Peacekeeping operations are a well-established feature of international relations. Yet despite the large number of missions deployed over many decades, peacekeeping continues to pose numerous legal challenges. Multinational military operations are exceedingly complex undertakings and the application of the law is fraught with difficulties.
Against this background, in 2011 the International Society for Military Law and the Law of War decided to launch a research project to produce a manual on the law of peace operations. Dr Aurel Sari, Director of the Exeter Centre for International Law, recalls the early days of the project:
There was little doubt in our minds that authoritative guidance on the law applicable to peacekeeping missions was sorely needed. However, writing a manual proved to be a formidable task. The range of topics involved is vast. The practice of international organisations is far from consistent and the law itself remains unsettled in many areas.

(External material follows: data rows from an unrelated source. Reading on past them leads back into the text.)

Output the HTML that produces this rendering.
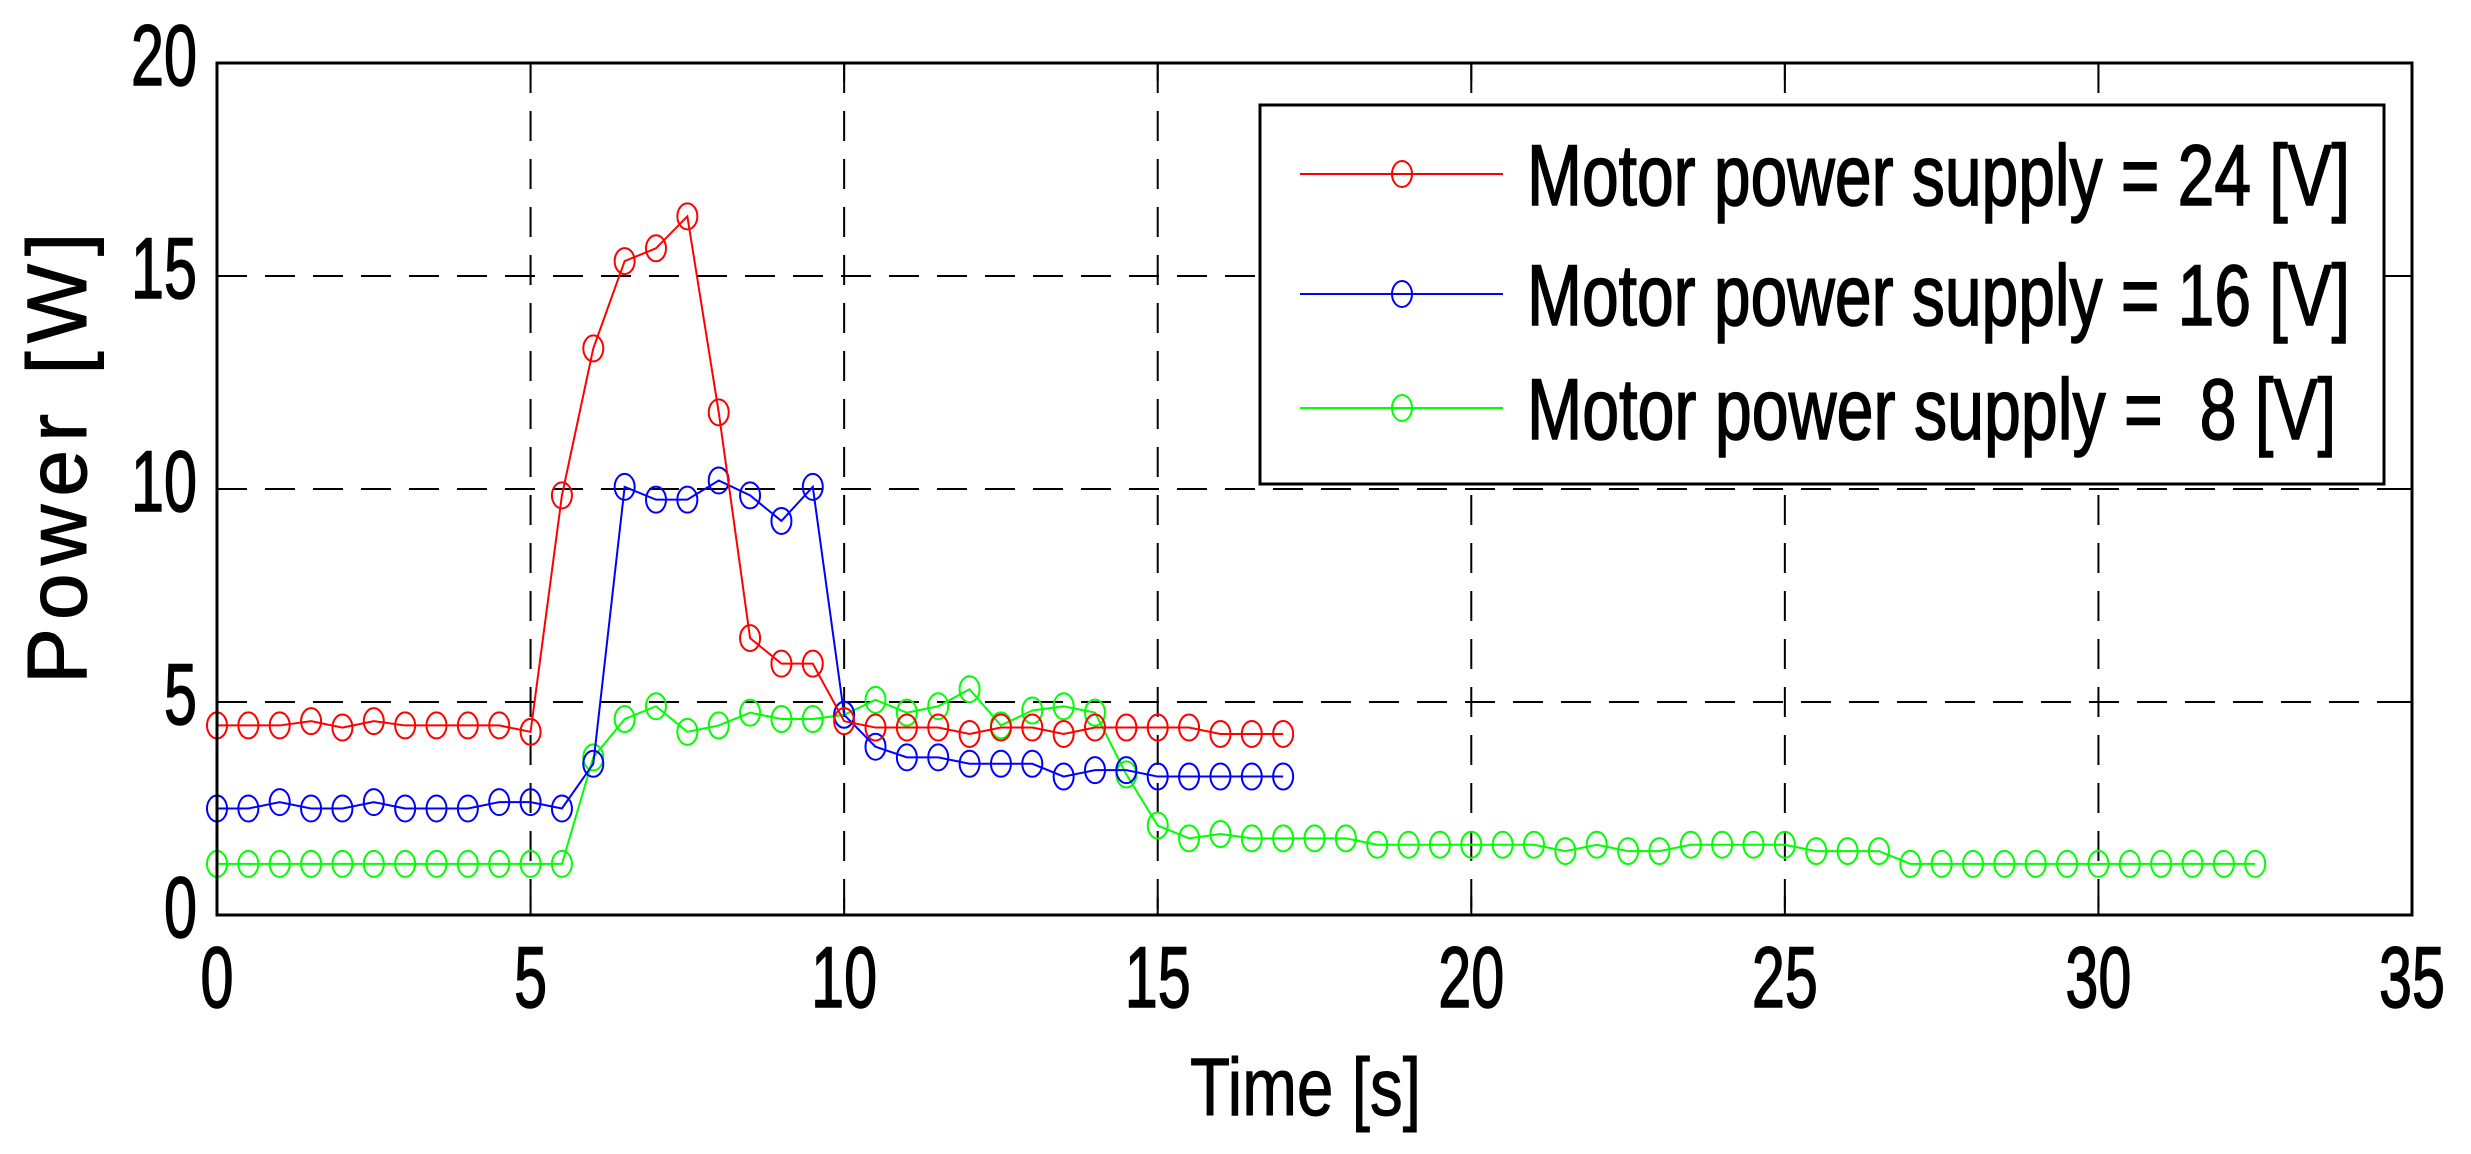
<!DOCTYPE html>
<html><head><meta charset="utf-8"><style>html,body{margin:0;padding:0;background:#fff}svg{display:block}</style></head>
<body>
<svg id="s" width="2471" height="1154" xmlns="http://www.w3.org/2000/svg" font-family="'Liberation Sans', Arial, sans-serif">
<rect width="2471" height="1154" fill="#fff"/>
<g id="grid" stroke="#000" stroke-width="2" stroke-dasharray="30,18" fill="none"></g>
<g id="series" fill="none" stroke-width="2"></g>
<rect x="217" y="63" width="2195" height="852" fill="none" stroke="#000" stroke-width="3"/>
<g id="ticks" stroke="#000" stroke-width="2"></g>
<g id="labels" font-size="86" fill="#000" stroke="#000" stroke-width="1.5"></g>
<text x="1190" y="1115" font-size="82" stroke="#000" stroke-width="1" textLength="231" lengthAdjust="spacingAndGlyphs">Time [s]</text>
<text transform="translate(86,684) rotate(-90)" font-size="84" stroke="#000" stroke-width="1" letter-spacing="8">Power [W]</text>
<g id="legend">
<rect x="1260" y="105" width="1124" height="379" fill="#fff" stroke="#000" stroke-width="3"/>
<line x1="1300" y1="174" x2="1503" y2="174" stroke="#f00" stroke-width="2"/>
<ellipse cx="1402" cy="174" rx="10" ry="13" fill="none" stroke="#f00" stroke-width="2"/>
<line x1="1300" y1="294" x2="1503" y2="294" stroke="#00f" stroke-width="2"/>
<ellipse cx="1402" cy="294" rx="10" ry="13" fill="none" stroke="#00f" stroke-width="2"/>
<line x1="1300" y1="408" x2="1503" y2="408" stroke="#0f0" stroke-width="2"/>
<ellipse cx="1402" cy="408" rx="10" ry="13" fill="none" stroke="#0f0" stroke-width="2"/>
<g stroke="#000" stroke-width="1.5">
<text x="1527" y="205" font-size="86" textLength="823" lengthAdjust="spacingAndGlyphs">Motor power supply = 24 [V]</text>
<text x="1527" y="325" font-size="86" textLength="823" lengthAdjust="spacingAndGlyphs">Motor power supply = 16 [V]</text>
<text x="1527" y="439" font-size="86" textLength="809" lengthAdjust="spacingAndGlyphs" xml:space="preserve">Motor power supply =  8 [V]</text>
</g>
</g>
</svg>
<script>
const NS="http://www.w3.org/2000/svg";
const X=v=>217+v*2195/35, Y=v=>915-v*42.6;
function el(p,t,a,txt){const e=document.createElementNS(NS,t);for(const k in a)e.setAttribute(k,a[k]);if(txt!==undefined)e.textContent=txt;p.appendChild(e);return e;}
const g=document.getElementById('grid'),tk=document.getElementById('ticks'),lb=document.getElementById('labels');
for(let i=5;i<=30;i+=5){el(g,'line',{x1:X(i),y1:63,x2:X(i),y2:915});}
for(let i=5;i<=15;i+=5){el(g,'line',{x1:217,y1:Y(i),x2:2412,y2:Y(i)});}
for(let i=0;i<=35;i+=5){el(tk,'line',{x1:X(i),y1:915,x2:X(i),y2:897});el(tk,'line',{x1:X(i),y1:63,x2:X(i),y2:81});
 const s=String(i);el(lb,'text',{x:X(i),y:1007,'text-anchor':'middle',textLength:s.length*33,lengthAdjust:'spacingAndGlyphs'},s);}
for(let i=0;i<=20;i+=5){el(tk,'line',{x1:217,y1:Y(i),x2:235,y2:Y(i)});el(tk,'line',{x1:2412,y1:Y(i),x2:2394,y2:Y(i)});
 const s=String(i);el(lb,'text',{x:197,y:Y(i)+22,'text-anchor':'end',textLength:s.length*33,lengthAdjust:'spacingAndGlyphs'},s);}
const red=[4.45,4.45,4.45,4.55,4.4,4.55,4.45,4.45,4.45,4.45,4.3,9.85,13.3,15.35,15.65,16.4,11.8,6.5,5.9,5.9,4.55,4.4,4.4,4.4,4.25,4.4,4.4,4.25,4.4,4.4,4.4,4.4,4.25,4.25,4.25];
const blue=[2.5,2.5,2.65,2.5,2.5,2.65,2.5,2.5,2.5,2.65,2.65,2.5,3.55,10.05,9.75,9.75,10.2,9.85,9.25,10.05,4.7,3.95,3.7,3.7,3.55,3.55,3.55,3.25,3.4,3.4,3.25,3.25,3.25,3.25,3.25];
const green=[1.2,1.2,1.2,1.2,1.2,1.2,1.2,1.2,1.2,1.2,1.2,1.2,3.7,4.6,4.9,4.3,4.45,4.75,4.6,4.6,4.7,5.05,4.75,4.9,5.3,4.45,4.8,4.9,4.75,3.3,2.1,1.8,1.9,1.8,1.8,1.8,1.8,1.65,1.65,1.65,1.65,1.65,1.65,1.5,1.65,1.5,1.5,1.65,1.65,1.65,1.65,1.5,1.5,1.5,1.2,1.2,1.2,1.2,1.2,1.2,1.2,1.2,1.2,1.2,1.2,1.2];
const sg=document.getElementById('series');
[[green,'#0f0'],[blue,'#00f'],[red,'#f00']].forEach(([d,c])=>{
 el(sg,'polyline',{points:d.map((v,i)=>X(i*0.5)+','+Y(v)).join(' '),stroke:c});
 d.forEach((v,i)=>el(sg,'ellipse',{cx:X(i*0.5),cy:Y(v),rx:10,ry:13,stroke:c}));
});
</script>
</body></html>
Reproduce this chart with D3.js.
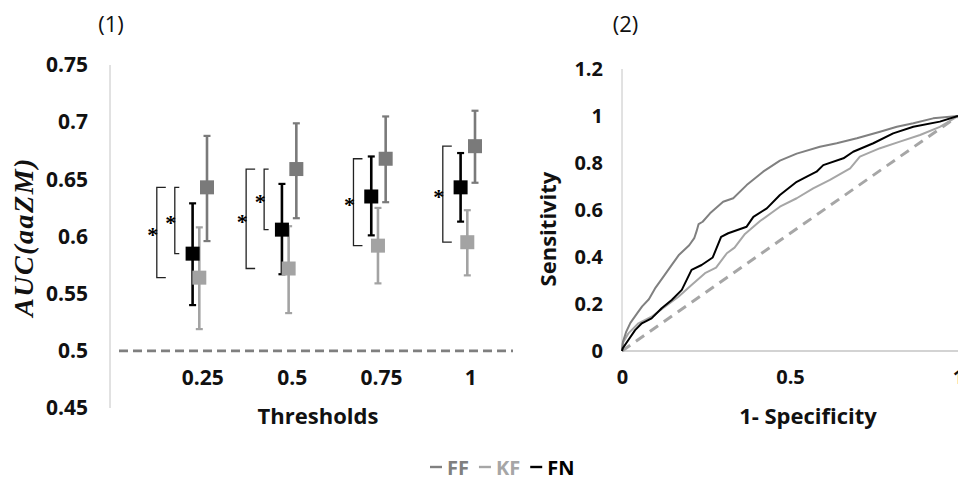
<!DOCTYPE html>
<html>
<head>
<meta charset="utf-8">
<script src="https://cdn.jsdelivr.net/npm/d3@7/dist/d3.min.js"></script>
<style>
  html, body { margin: 0; padding: 0; background: #fff; }
  svg { display: block; }
  text { font-family: "Open Sans", "Noto Sans", sans-serif; }
</style>
</head>
<body>
<svg id="chart" width="958" height="481"></svg>
<script>
// ---------- DATA ----------
const thresholds = ["0.25", "0.5", "0.75", "1"];
const seriesNames = ["FF", "KF", "FN"];

const ffMean  = [0.643, 0.659, 0.668, 0.679];
const ffLow   = [0.596, 0.616, 0.630, 0.647];
const ffHigh  = [0.688, 0.699, 0.705, 0.710];

const kfMean  = [0.564, 0.572, 0.592, 0.595];
const kfLow   = [0.519, 0.533, 0.559, 0.566];
const kfHigh  = [0.608, 0.609, 0.625, 0.623];

const fnMean  = [0.585, 0.606, 0.635, 0.643];
const fnLow   = [0.540, 0.567, 0.601, 0.613];
const fnHigh  = [0.629, 0.646, 0.670, 0.673];

const chanceAUC = 0.5;

const leftYTicks  = [0.45, 0.5, 0.55, 0.6, 0.65, 0.7, 0.75];
const rightYTicks = [0, 0.2, 0.4, 0.6, 0.8, 1, 1.2];
const rightXTicks = [0, 0.5, 1];

// significance brackets: threshold, from series, to series, nesting level
const sigThreshold = ["0.25", "0.25", "0.5", "0.5", "0.75", "1"];
const sigFrom      = ["FF", "FF", "FF", "FF", "FF", "FF"];
const sigTo        = ["KF", "FN", "KF", "FN", "KF", "KF"];
const sigLevel     = [2, 1, 2, 1, 1, 1];

// ROC curves [1-specificity, sensitivity]
const rocFF = [[0,0],[0.003,0.04],[0.012,0.08],[0.025,0.12],[0.045,0.16],[0.06,0.19],[0.08,0.22],
  [0.1,0.27],[0.125,0.32],[0.145,0.36],[0.17,0.41],[0.2,0.45],[0.215,0.48],[0.222,0.51],[0.228,0.54],
  [0.24,0.55],[0.262,0.586],[0.301,0.635],[0.331,0.65],[0.371,0.706],[0.42,0.763],[0.47,0.81],
  [0.52,0.84],[0.589,0.869],[0.639,0.884],[0.699,0.905],[0.768,0.933],[0.818,0.954],[0.867,0.969],
  [0.926,0.99],[1,1]];
const rocKF = [[0,0],[0.002,0.033],[0.019,0.075],[0.049,0.118],[0.088,0.146],[0.128,0.189],[0.168,0.231],
  [0.207,0.281],[0.247,0.331],[0.28,0.355],[0.312,0.416],[0.335,0.44],[0.366,0.498],[0.411,0.553],
  [0.47,0.614],[0.52,0.65],[0.569,0.692],[0.619,0.728],[0.679,0.777],[0.708,0.827],[0.768,0.863],
  [0.827,0.891],[0.887,0.919],[0.946,0.954],[1,1]];
const rocFN = [[0,0],[0.002,0.011],[0.019,0.047],[0.039,0.089],[0.059,0.118],[0.088,0.139],[0.118,0.182],
  [0.148,0.217],[0.178,0.26],[0.207,0.345],[0.237,0.366],[0.27,0.398],[0.295,0.486],[0.316,0.501],
  [0.371,0.529],[0.391,0.571],[0.431,0.607],[0.47,0.664],[0.52,0.72],[0.55,0.742],[0.579,0.763],
  [0.599,0.791],[0.659,0.82],[0.688,0.848],[0.748,0.884],[0.807,0.926],[0.867,0.954],[0.946,0.976],[1,1]];
const rocChance = [[0,0],[1,1]];

// ---------- STYLE ----------
const colors = { FF: "#7a7a7a", KF: "#a3a3a3", FN: "#000000" };
const lineColors = { FF: "#808080", KF: "#a6a6a6", FN: "#000000" };
const offsets = { FN: -6.7, KF: 0, FF: 7.7 };
const axisGray = "#c4c4c4";

const svg = d3.select("#chart");

const seriesData = {
  FF: { mean: ffMean, low: ffLow, high: ffHigh },
  KF: { mean: kfMean, low: kfLow, high: kfHigh },
  FN: { mean: fnMean, low: fnLow, high: fnHigh }
};

// ---------- LEFT PANEL ----------
const yL = d3.scaleLinear().domain([0.45, 0.75]).range([408, 65]);
const xL = d3.scalePoint().domain(thresholds).range([199.3, 467.3]);

svg.append("text").attr("x", 111).attr("y", 32).attr("text-anchor", "middle")
  .style("font-size", "22px").attr("fill", "#111").text("(1)");

// y axis
const gyL = svg.append("g").attr("transform", "translate(110,0)")
  .call(d3.axisLeft(yL).tickValues(leftYTicks).tickSize(0).tickPadding(22).tickFormat(d => String(d)));
gyL.select(".domain").remove();
gyL.selectAll("text").style("font-size", "21px").style("font-weight", "bold")
  .style("font-family", "'Open Sans', sans-serif").attr("fill", "#111");
svg.append("line").attr("x1", 110).attr("x2", 110).attr("y1", yL(0.75)).attr("y2", yL(0.45))
  .attr("stroke", axisGray).attr("stroke-width", 1);

// x category labels
const gxL = svg.append("g").attr("transform", "translate(3,370)")
  .call(d3.axisBottom(xL).tickSize(0).tickPadding(0));
gxL.select(".domain").remove();
gxL.selectAll("text").style("font-size", "21px").style("font-weight", "bold")
  .style("font-family", "'Open Sans', sans-serif").attr("fill", "#111");

svg.append("text").attr("x", 318).attr("y", 424).attr("text-anchor", "middle")
  .style("font-size", "22px").style("font-weight", "bold").attr("fill", "#111").text("Thresholds");

svg.append("text")
  .attr("transform", `translate(33,237) rotate(-90)`)
  .attr("text-anchor", "middle")
  .style("font-family", "'Liberation Serif', 'DejaVu Serif', serif")
  .style("font-style", "italic").style("font-weight", "bold")
  .style("font-size", "28px").style("letter-spacing", "1.5px")
  .attr("fill", "#111").text("AUC(aaZM)");

// chance line
svg.append("line").attr("x1", 119).attr("x2", 513).attr("y1", yL(chanceAUC)).attr("y2", yL(chanceAUC))
  .attr("stroke", "#7f7f7f").attr("stroke-width", 2.6).attr("stroke-dasharray", "9,5");

// error bars
const errG = svg.append("g");
seriesNames.forEach(s => {
  const d = seriesData[s];
  thresholds.forEach((t, i) => {
    const x = xL(t) + offsets[s];
    const c = s === "FN" ? "#000" : colors[s];
    errG.append("line").attr("x1", x).attr("x2", x).attr("y1", yL(d.low[i])).attr("y2", yL(d.high[i]))
      .attr("stroke", c).attr("stroke-width", 2.6);
    [d.low[i], d.high[i]].forEach(v => {
      errG.append("line").attr("x1", x - 3.5).attr("x2", x + 3.5).attr("y1", yL(v)).attr("y2", yL(v))
        .attr("stroke", c).attr("stroke-width", 2.2);
    });
  });
});
// markers
const mkG = svg.append("g");
seriesNames.forEach(s => {
  const d = seriesData[s];
  thresholds.forEach((t, i) => {
    const x = xL(t) + offsets[s];
    mkG.append("rect").attr("x", x - 7).attr("y", yL(d.mean[i]) - 7)
      .attr("width", 14).attr("height", 14).attr("fill", colors[s]);
  });
});

// significance brackets
const brG = svg.append("g");
sigThreshold.forEach((t, k) => {
  const i = thresholds.indexOf(t);
  const hasOuter = sigThreshold.some((tt, kk) => tt === t && sigLevel[kk] === 2);
  const bx = xL(t) + (sigLevel[k] === 2 ? -42.5 : -24.5);
  const tick = (sigLevel[k] === 1 && hasOuter) ? 4.5 : 9;
  const y1 = yL(seriesData[sigFrom[k]].mean[i]);
  const y2 = yL(seriesData[sigTo[k]].mean[i]);
  brG.append("path")
    .attr("d", `M${bx + tick},${y1}H${bx}V${y2}H${bx + tick}`)
    .attr("fill", "none").attr("stroke", "#222").attr("stroke-width", 1.3);
  brG.append("text").attr("x", bx - 4).attr("y", (y1 + y2) / 2 + 10)
    .attr("text-anchor", "middle")
    .style("font-family", "'Liberation Serif', serif").style("font-size", "22px")
    .style("font-weight", "bold")
    .attr("fill", "#000").text("*");
});

// ---------- RIGHT PANEL ----------
const xR = d3.scaleLinear().domain([0, 1]).range([622, 958]);
const yR = d3.scaleLinear().domain([0, 1.2]).range([351, 69]);

svg.append("text").attr("x", 625.5).attr("y", 32).attr("text-anchor", "middle")
  .style("font-size", "22px").attr("fill", "#111").text("(2)");

const gyR = svg.append("g").attr("transform", "translate(622,0)")
  .call(d3.axisLeft(yR).tickValues(rightYTicks).tickSize(0).tickPadding(19).tickFormat(d => String(d)));
gyR.select(".domain").remove();
gyR.selectAll("text").style("font-size", "20px").style("font-weight", "bold")
  .style("font-family", "'Open Sans', sans-serif").attr("fill", "#111");

const gxR = svg.append("g").attr("transform", "translate(0,370)")
  .call(d3.axisBottom(xR).tickValues(rightXTicks).tickSize(0).tickPadding(0).tickFormat(d => String(d)));
gxR.select(".domain").remove();
gxR.selectAll("text").style("font-size", "20px").style("font-weight", "bold")
  .style("font-family", "'Open Sans', sans-serif").attr("fill", "#111");

svg.append("line").attr("x1", 622).attr("x2", 622).attr("y1", yR(1.2)).attr("y2", yR(0))
  .attr("stroke", axisGray).attr("stroke-width", 1);
svg.append("line").attr("x1", 622).attr("x2", 958).attr("y1", yR(0)).attr("y2", yR(0))
  .attr("stroke", axisGray).attr("stroke-width", 1.5);

svg.append("text").attr("x", 808).attr("y", 424).attr("text-anchor", "middle")
  .style("font-size", "22px").style("font-weight", "bold").attr("fill", "#111").text("1- Specificity");

svg.append("text").attr("transform", "translate(556,229) rotate(-90)").attr("text-anchor", "middle")
  .style("font-size", "22px").style("font-weight", "bold").attr("fill", "#111").text("Sensitivity");

const line = d3.line().x(d => xR(d[0])).y(d => yR(d[1]));
svg.append("path").datum(rocChance).attr("d", line).attr("fill", "none")
  .attr("stroke", "#a6a6a6").attr("stroke-width", 3).attr("stroke-dasharray", "10,7");
[["KF", rocKF], ["FF", rocFF], ["FN", rocFN]].forEach(([s, data]) => {
  svg.append("path").datum(data).attr("d", line).attr("fill", "none")
    .attr("stroke", lineColors[s]).attr("stroke-width", 2).attr("stroke-linejoin", "round");
});

// ---------- LEGEND ----------
const legend = svg.append("g").attr("transform", "translate(430,467)");
let lx = 0;
seriesNames.forEach(s => {
  legend.append("line").attr("x1", lx).attr("x2", lx + 12).attr("y1", 0).attr("y2", 0)
    .attr("stroke", lineColors[s]).attr("stroke-width", 2.4);
  const t = legend.append("text").attr("x", lx + 17).attr("y", 7.5)
    .style("font-size", "20px").style("font-weight", "bold").attr("fill", lineColors[s]).text(s);
  lx += 17 + t.node().getComputedTextLength() + 10;
});
</script>
</body>
</html>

Eventually, it took a group of close to 30 experts and observers six years to complete the text. During this period, members of the group and the project management team came together to work on the draft in locations including Cameroon, Canada, China, Italy and Peru. The result of these efforts is the Leuven Manual on the International Law Applicable to Peace Operations, the first detailed guide to the areas of international law relevant to the planning and conduct of peace operations.
The Leuven Manual is intended to provide an authoritative restatement of the applicable law. The law is set out in the form of 145 ‘black-letter rules’. These rules reflect the consensus of the participating experts and were drawn up with the input of observers from the United Nations, the International Committee of the Red Cross, NATO, the EU and other regional organisations and arrangements. Each black-letter rule is accompanied by commentaries which explore the interpretation and application of the rules in greater depth. In addition to restating the law, the black-letter rules and commentaries also identify best practices. The rules are presented in 21 chapters and deal with subjects ranging from the mandate and establishment of peace operations to the promotion of the rule of law, the protection of civilians and third party claims.
Dr Sari, who acted as a member of the group of experts and advisor to the project management team, commented:
The Leuven Manual is an extraordinary resource for both scholars and practitioners. Here we have, for the first time, the key rules applicable to peace operations all set out in a single, accessible volume. Not only that, but the Manual also offers guidance in the form of best practices in areas where the law is uncertain or underdeveloped.
The Leuven Manual on the International Law Applicable to Peace Operations was published on 28 December 2017. The University of Exeter was one of sixteen institutions and organisations that supported the preparation of the Manual.